Un día llegué al jardín y había en el aula un enorme aparato. Era una incubadora, donde había huevos que estaban a punto de germinar. No sé de dónde salieron, ni a quién se le ocurrió llevar una incubadora a ese lugar. Capaz que todos los cursos tenían una igual. Sospecho que no.

Lo que sé es que ese día pasamos un buen rato mirando nacer a los pollitos. Lo hacían lentamente, con mucha dificultad, porque romper un huevo desde adentro no es tan fácil como hacerlo desde afuera. Fue una alegría verlos salir a la luz, aunque al día siguiente sólo uno sobrevivía.

Era necesario cuidarlo. Lo hacíamos entre todos. Pero cuando nos íbamos no quedaba nadie para atenderlo. Entonces se estableció un régimen. Nos turnaríamos para llevar el pollo a nuestras casas, y volverlo a traer al día (hábil) siguiente.

Comenzó la rotación, y había algo que me inquietaba: nunca me tocaba a mí. No sabía cuál era el orden establecido, pero confiaba en que alguna vez me iba a llegar el turno. Lo que no imaginé es que me iban a dar el pollo el último día de clases, y por lo tanto correspondía que me lo quedara.

Fue así que tuve un pollo como mascota. En casa no tuvieron más remedio que aceptarlo. No les gustaba mucho, porque las aves tienen una propensión a las deposiciones que no es muy agradable. El pollo andaba conmigo, correteábamos por el jardín. Crecíamos juntos. Pero yo le llevaba varios años, entonces era más grande y podía agarrarlo en las manos y acariciarlo.

No recuerdo haber sido picoteado, aunque estoy seguro de que lo fui. La mayor dificultad era controlar los movimientos. Dejarlo en algún lugar seguro a la noche, o cuando no había nadie. O cuando había invitados. Se le estableció residencia en una vieja caja de pañales, cubierta con papel de diario. Las altas paredes de la caja eran, pensamos, infranqueables para un pollo de ese tamaño.

Pero no hay que subestimar a las aves. Un día que había invitados se quedó solo, previo a la cita, y practicó su instinto volador hasta que logró franquear la barrera. Entonces fue libre. Y no había quien lo parara, así que entabló un frenesí digestivo por toda la casa, que dejó huellas inconfundibles que fueron descubiertas al regreso.

Es probable que ése haya sido su pecado final. Mis padres, que de por sí no veían al pollo con mucho agrado, decidieron que la casa no era un hogar razonable. Necesitaba, dijeron, estar con otros pollos, del mismo modo que yo iba al jardín y estaba con otros chicos. Era necesario mudarlo a la casa de alguien que tuviera gallinero. Y justo unos amigos de ellos que vivían en Quilmes tenían uno.
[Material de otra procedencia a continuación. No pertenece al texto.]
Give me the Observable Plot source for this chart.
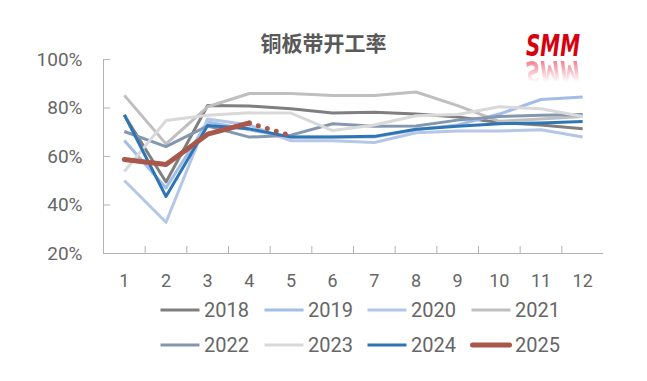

Lo que no me dijeron hasta muchos años después era el destino de los pollos de ese gallinero. Era un destino también digestivo. Así que no sé cuánto tiempo habrá pasado desde que me despedí de mi pollo hasta que se convirtió en suculencia.

En casa, claramente, no existía la regla que tenían en ALF sobre no comer miembros de la familia.